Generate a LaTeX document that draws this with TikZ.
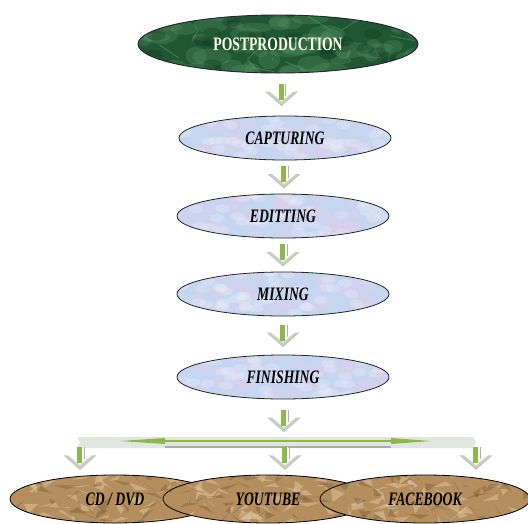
\documentclass[tikz,border=0pt]{standalone}
\usepackage{fontspec}
\setmainfont{Liberation Serif}
\usetikzlibrary{shapes.geometric,calc}
\definecolor{mgreen}{HTML}{1F5634}
\definecolor{mgreenL}{HTML}{5E9A68}
\definecolor{mgreenD}{HTML}{0E3620}
\definecolor{mblue}{HTML}{C6D5F0}
\definecolor{mpink}{HTML}{E2CFEA}
\definecolor{mwhite}{HTML}{EEF2FB}
\definecolor{mbrown}{HTML}{B48E5E}
\definecolor{mbrownD}{HTML}{6E4F2E}
\definecolor{mbrownL}{HTML}{E0C69E}
\definecolor{agreen}{HTML}{8DB84A}
\definecolor{agray}{HTML}{E3E6E0}
\definecolor{headc}{HTML}{C9D2BE}
\newcommand\marbletex{%
  \foreach \i in {1,...,60}{%
    \pgfmathsetmacro\ax{rand*140}\pgfmathsetmacro\ay{rand*30}%
    \pgfmathsetmacro\rx{6+rnd*14}\pgfmathsetmacro\ry{3+rnd*7}%
    \fill[mgreenL, opacity=.28] ([shift={(\ax,\ay)}]path picture bounding box.center)
      ellipse [x radius=\rx, y radius=\ry];
  }%
  \foreach \i in {1,...,25}{%
    \pgfmathsetmacro\ax{rand*140}\pgfmathsetmacro\ay{rand*30}%
    \pgfmathsetmacro\bx{\ax+rand*30}\pgfmathsetmacro\by{\ay+rand*15}%
    \draw[mgreenL!70!white, opacity=.3, line width=1pt]
      ([shift={(\ax,\ay)}]path picture bounding box.center) --
      ([shift={(\bx,\by)}]path picture bounding box.center);
  }%
  \foreach \i in {1,...,25}{%
    \pgfmathsetmacro\ax{rand*140}\pgfmathsetmacro\ay{rand*30}%
    \fill[mgreenD, opacity=.3] ([shift={(\ax,\ay)}]path picture bounding box.center)
      ellipse [x radius=9, y radius=5];
  }%
}
\newcommand\cloudtex{%
  \foreach \i in {1,...,45}{%
    \pgfmathsetmacro\ax{rand*105}\pgfmathsetmacro\ay{rand*22}%
    \fill[mpink, opacity=.3] ([shift={(\ax,\ay)}]path picture bounding box.center)
      ellipse [x radius=9, y radius=5];
  }%
  \foreach \i in {1,...,45}{%
    \pgfmathsetmacro\ax{rand*105}\pgfmathsetmacro\ay{rand*22}%
    \fill[mwhite, opacity=.3] ([shift={(\ax,\ay)}]path picture bounding box.center)
      ellipse [x radius=7, y radius=4];
  }%
}
\newcommand\crumpletex{%
  \foreach \i in {1,...,60}{%
    \pgfmathsetmacro\ax{rand*105}\pgfmathsetmacro\ay{rand*25}%
    \pgfmathsetmacro\bx{\ax+rand*16}\pgfmathsetmacro\by{\ay+rand*10}%
    \pgfmathsetmacro\cx{\ax+rand*16}\pgfmathsetmacro\cy{\ay+rand*10}%
    \fill[mbrownL, opacity=.5]
      ([shift={(\ax,\ay)}]path picture bounding box.center) --
      ([shift={(\bx,\by)}]path picture bounding box.center) --
      ([shift={(\cx,\cy)}]path picture bounding box.center) -- cycle;
  }%
  \foreach \i in {1,...,45}{%
    \pgfmathsetmacro\ax{rand*105}\pgfmathsetmacro\ay{rand*25}%
    \pgfmathsetmacro\bx{\ax+rand*14}\pgfmathsetmacro\by{\ay+rand*9}%
    \pgfmathsetmacro\cx{\ax+rand*14}\pgfmathsetmacro\cy{\ay+rand*9}%
    \fill[mbrownD, opacity=.35]
      ([shift={(\ax,\ay)}]path picture bounding box.center) --
      ([shift={(\bx,\by)}]path picture bounding box.center) --
      ([shift={(\cx,\cy)}]path picture bounding box.center) -- cycle;
  }%
}
\newcommand\sq[1]{\scalebox{0.72}[1]{#1}}
\begin{document}
\begin{tikzpicture}[x=1pt,y=-1pt,
  txt/.style={font=\fontsize{19}{19}\selectfont\bfseries\itshape},
  postnode/.style={ellipse, draw=black!85, line width=.9pt, fill=mgreen,
    minimum width=280pt, minimum height=58pt, inner sep=0pt,
    text=white!92!yellow, font=\fontsize{19}{19}\selectfont\bfseries,
    path picture={\marbletex}},
  stepnode/.style={ellipse, draw=black!85, line width=.8pt, fill=mblue,
    minimum width=212pt, minimum height=44pt, inner sep=0pt, txt,
    path picture={\cloudtex}},
  outnode/.style={ellipse, draw=black, line width=.8pt, fill=mbrown,
    minimum width=210pt, minimum height=48pt, inner sep=0pt, txt,
    path picture={\crumpletex}},
  darrow/.pic={
    \fill[headc] (-16,-3) -- (0,11) -- (16,-3) -- (12,-3) -- (0,7) -- (-12,-3) -- cycle;
    \draw[gray!55, line width=.6pt] (-16,-3) -- (0,11) -- (16,-3);
    \fill[agreen] (-3,-11) rectangle (2,5);
    \fill[white] (2,-11) rectangle (3,3);
    \draw[gray!60, line width=.7pt] (4,-11) -- (4,1);
  }
]
\pgfmathsetseed{7}
\useasboundingbox (0,0) rectangle (528,523);
\fill[white] (0,0) rectangle (528,523);

\node[postnode] (post) at (278,44) {\sq{POSTPRODUCTION}};
\node[stepnode] (cap) at (285,138) {\sq{CAPTURING}};
\node[stepnode] (edit) at (283,216) {\sq{EDITTING}};
\node[stepnode] (mix) at (283,294) {\sq{MIXING}};
\node[stepnode] (fin) at (283,377) {\sq{FINISHING}};

\coordinate (hub) at (285,442);
\coordinate (hl) at (80,442);
\coordinate (hr) at (476,442);

% horizontal double arrow bar
\fill[agray] ($(hl)+(-3,-5)$) -- ($(hr)+(-3,-5)$) -- ($(hr)+(0,0)$) -- ($(hr)+(-3,6)$)
  -- ($(hl)+(-3,6)$) -- ($(hl)+(0,0)$) -- cycle;
\draw[gray!65, line width=1.8pt] ($(hl)+(85,5)$) -- ($(hr)+(-85,5)$);
\draw[agreen, line width=1.2pt] ($(hl)+(85,-1)$) -- ($(hr)+(-85,-1)$);
\fill[agreen] ($(hl)+(40,-1)$) -- ($(hl)+(85,-4)$) -- ($(hl)+(85,2)$) -- cycle;
\fill[agreen] ($(hr)+(-45,-1)$) -- ($(hr)+(-85,-4)$) -- ($(hr)+(-85,2)$) -- cycle;

\node[outnode] (cd) at (115,499) {\sq{CD / DVD}};
\node[outnode] (yt) at (268,499) {\sq{YOUTUBE}};
\node[outnode] (fb) at (425,499) {\sq{FACEBOOK}};

\pic at ($(post.south)!.5!(cap.north)$) {darrow};
\pic at ($(cap.south)!.5!(edit.north)$) {darrow};
\pic at ($(edit.south)!.5!(mix.north)$) {darrow};
\pic at ($(mix.south)!.5!(fin.north)$) {darrow};
\pic at ($(fin.south)!.5!(hub)$) {darrow};
\pic at ($(hl)!.5!(hl |- cd.north)$) {darrow};
\pic at ($(hub)!.5!(hub |- yt.north)$) {darrow};
\pic at ($(hr)!.5!(hr |- fb.north)$) {darrow};
\end{tikzpicture}
\end{document}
════════
__The exercise__
Skip the pictures, then retype every line above exactly.

__Solution for this task__
Generate a LaTeX document that draws this with TikZ.
\documentclass[tikz,border=0pt]{standalone}
\usepackage{fontspec}
\setmainfont{Liberation Serif}
\usetikzlibrary{shapes.geometric,calc}
\definecolor{mgreen}{HTML}{1F5634}
\definecolor{mgreenL}{HTML}{5E9A68}
\definecolor{mgreenD}{HTML}{0E3620}
\definecolor{mblue}{HTML}{C6D5F0}
\definecolor{mpink}{HTML}{E2CFEA}
\definecolor{mwhite}{HTML}{EEF2FB}
\definecolor{mbrown}{HTML}{B48E5E}
\definecolor{mbrownD}{HTML}{6E4F2E}
\definecolor{mbrownL}{HTML}{E0C69E}
\definecolor{agreen}{HTML}{8DB84A}
\definecolor{agray}{HTML}{E3E6E0}
\definecolor{headc}{HTML}{C9D2BE}
\newcommand\marbletex{%
  \foreach \i in {1,...,60}{%
    \pgfmathsetmacro\ax{rand*140}\pgfmathsetmacro\ay{rand*30}%
    \pgfmathsetmacro\rx{6+rnd*14}\pgfmathsetmacro\ry{3+rnd*7}%
    \fill[mgreenL, opacity=.28] ([shift={(\ax,\ay)}]path picture bounding box.center)
      ellipse [x radius=\rx, y radius=\ry];
  }%
  \foreach \i in {1,...,25}{%
    \pgfmathsetmacro\ax{rand*140}\pgfmathsetmacro\ay{rand*30}%
    \pgfmathsetmacro\bx{\ax+rand*30}\pgfmathsetmacro\by{\ay+rand*15}%
    \draw[mgreenL!70!white, opacity=.3, line width=1pt]
      ([shift={(\ax,\ay)}]path picture bounding box.center) --
      ([shift={(\bx,\by)}]path picture bounding box.center);
  }%
  \foreach \i in {1,...,25}{%
    \pgfmathsetmacro\ax{rand*140}\pgfmathsetmacro\ay{rand*30}%
    \fill[mgreenD, opacity=.3] ([shift={(\ax,\ay)}]path picture bounding box.center)
      ellipse [x radius=9, y radius=5];
  }%
}
\newcommand\cloudtex{%
  \foreach \i in {1,...,45}{%
    \pgfmathsetmacro\ax{rand*105}\pgfmathsetmacro\ay{rand*22}%
    \fill[mpink, opacity=.3] ([shift={(\ax,\ay)}]path picture bounding box.center)
      ellipse [x radius=9, y radius=5];
  }%
  \foreach \i in {1,...,45}{%
    \pgfmathsetmacro\ax{rand*105}\pgfmathsetmacro\ay{rand*22}%
    \fill[mwhite, opacity=.3] ([shift={(\ax,\ay)}]path picture bounding box.center)
      ellipse [x radius=7, y radius=4];
  }%
}
\newcommand\crumpletex{%
  \foreach \i in {1,...,60}{%
    \pgfmathsetmacro\ax{rand*105}\pgfmathsetmacro\ay{rand*25}%
    \pgfmathsetmacro\bx{\ax+rand*16}\pgfmathsetmacro\by{\ay+rand*10}%
    \pgfmathsetmacro\cx{\ax+rand*16}\pgfmathsetmacro\cy{\ay+rand*10}%
    \fill[mbrownL, opacity=.5]
      ([shift={(\ax,\ay)}]path picture bounding box.center) --
      ([shift={(\bx,\by)}]path picture bounding box.center) --
      ([shift={(\cx,\cy)}]path picture bounding box.center) -- cycle;
  }%
  \foreach \i in {1,...,45}{%
    \pgfmathsetmacro\ax{rand*105}\pgfmathsetmacro\ay{rand*25}%
    \pgfmathsetmacro\bx{\ax+rand*14}\pgfmathsetmacro\by{\ay+rand*9}%
    \pgfmathsetmacro\cx{\ax+rand*14}\pgfmathsetmacro\cy{\ay+rand*9}%
    \fill[mbrownD, opacity=.35]
      ([shift={(\ax,\ay)}]path picture bounding box.center) --
      ([shift={(\bx,\by)}]path picture bounding box.center) --
      ([shift={(\cx,\cy)}]path picture bounding box.center) -- cycle;
  }%
}
\newcommand\sq[1]{\scalebox{0.72}[1]{#1}}
\begin{document}
\begin{tikzpicture}[x=1pt,y=-1pt,
  txt/.style={font=\fontsize{19}{19}\selectfont\bfseries\itshape},
  postnode/.style={ellipse, draw=black!85, line width=.9pt, fill=mgreen,
    minimum width=280pt, minimum height=58pt, inner sep=0pt,
    text=white!92!yellow, font=\fontsize{19}{19}\selectfont\bfseries,
    path picture={\marbletex}},
  stepnode/.style={ellipse, draw=black!85, line width=.8pt, fill=mblue,
    minimum width=212pt, minimum height=44pt, inner sep=0pt, txt,
    path picture={\cloudtex}},
  outnode/.style={ellipse, draw=black, line width=.8pt, fill=mbrown,
    minimum width=210pt, minimum height=48pt, inner sep=0pt, txt,
    path picture={\crumpletex}},
  darrow/.pic={
    \fill[headc] (-16,-3) -- (0,11) -- (16,-3) -- (12,-3) -- (0,7) -- (-12,-3) -- cycle;
    \draw[gray!55, line width=.6pt] (-16,-3) -- (0,11) -- (16,-3);
    \fill[agreen] (-3,-11) rectangle (2,5);
    \fill[white] (2,-11) rectangle (3,3);
    \draw[gray!60, line width=.7pt] (4,-11) -- (4,1);
  }
]
\pgfmathsetseed{7}
\useasboundingbox (0,0) rectangle (528,523);
\fill[white] (0,0) rectangle (528,523);

\node[postnode] (post) at (278,44) {\sq{POSTPRODUCTION}};
\node[stepnode] (cap) at (285,138) {\sq{CAPTURING}};
\node[stepnode] (edit) at (283,216) {\sq{EDITTING}};
\node[stepnode] (mix) at (283,294) {\sq{MIXING}};
\node[stepnode] (fin) at (283,377) {\sq{FINISHING}};

\coordinate (hub) at (285,442);
\coordinate (hl) at (80,442);
\coordinate (hr) at (476,442);

% horizontal double arrow bar
\fill[agray] ($(hl)+(-3,-5)$) -- ($(hr)+(-3,-5)$) -- ($(hr)+(0,0)$) -- ($(hr)+(-3,6)$)
  -- ($(hl)+(-3,6)$) -- ($(hl)+(0,0)$) -- cycle;
\draw[gray!65, line width=1.8pt] ($(hl)+(85,5)$) -- ($(hr)+(-85,5)$);
\draw[agreen, line width=1.2pt] ($(hl)+(85,-1)$) -- ($(hr)+(-85,-1)$);
\fill[agreen] ($(hl)+(40,-1)$) -- ($(hl)+(85,-4)$) -- ($(hl)+(85,2)$) -- cycle;
\fill[agreen] ($(hr)+(-45,-1)$) -- ($(hr)+(-85,-4)$) -- ($(hr)+(-85,2)$) -- cycle;

\node[outnode] (cd) at (115,499) {\sq{CD / DVD}};
\node[outnode] (yt) at (268,499) {\sq{YOUTUBE}};
\node[outnode] (fb) at (425,499) {\sq{FACEBOOK}};

\pic at ($(post.south)!.5!(cap.north)$) {darrow};
\pic at ($(cap.south)!.5!(edit.north)$) {darrow};
\pic at ($(edit.south)!.5!(mix.north)$) {darrow};
\pic at ($(mix.south)!.5!(fin.north)$) {darrow};
\pic at ($(fin.south)!.5!(hub)$) {darrow};
\pic at ($(hl)!.5!(hl |- cd.north)$) {darrow};
\pic at ($(hub)!.5!(hub |- yt.north)$) {darrow};
\pic at ($(hr)!.5!(hr |- fb.north)$) {darrow};
\end{tikzpicture}
\end{document}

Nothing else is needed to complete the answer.